Dropel Fabrics, Inc.
- Company type: Private
- Founded: 2015; 11 years ago
- Founders: Sim Gulati and Bradley Feinstein
- Headquarters: New York, New York
- Area served: International
- Products: Dropel cotton fabrics
- Website: dropelfabrics.com

= Dropel Fabrics =

Dropel

Dropel Fabrics is an American technology company that develops, manufactures, and licenses sustainable treatments for natural fabrics to make spill proof and stain proof threads. The company is known for creating the world's first water and stain repellent naturals fabrics that maintain their softness and breathability.

==History==
Dropel was founded in 2015 by Sim Gulati following his research in material sciences and innovative textile processes. In 2014, after observing a broader need in apparel for innovation in natural fabrics, Gulati developed cotton fabrics using sustainable nanotechnology treatments for cotton in an effort to supplant less durable and less environmentally friendly clothing applications for polyester and other synthetics.
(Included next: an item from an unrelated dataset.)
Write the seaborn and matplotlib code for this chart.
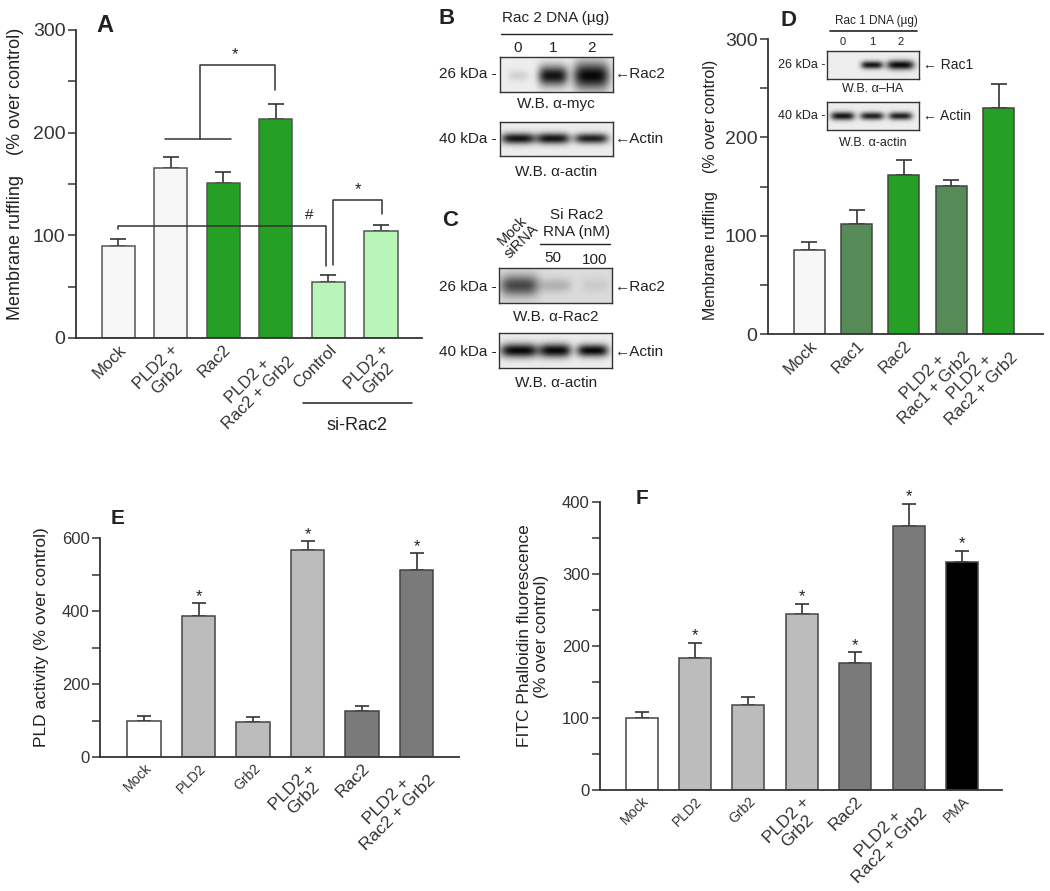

In 2015 the company consulted with Amanda Parkes, Ph.D., termed a “fashion scientist” from Massachusetts Institute of Technology by Industry magazine.

Dropel incubated in New York based fashion accelerator, New York Fashion Tech Lab, and launched at the incubator's June 2015 demonstration day.

The New York Times reported that Dropel “patented a nanotechnology process that bonds hydrophobic polymers with natural fibers on the molecular level to make them water- and stain-repellent, a process that can be licensed by clothing brands.” The company has integrated its technology with brands AREA NYC, CEAM and Mister French. Dropel was part of the inaugural class of Fashion For Good, a sustainable fashion accelerator led by Kering, Plug and Play Ventures, Galleries Lafayette and the C&A Foundation. Fashion Tech Lab, a venture-capital accelerator led by Russian retail entrepreneur Miroslava Duma, Gaetan Bonhomme, Alex Moore, Cybernaut Venture Capital, and Full Tilt Capital invested in Dropel's seed round of funding. In 2015, Business Insider named Dropel Fabrics one of the “100 most exciting startups in New York City.”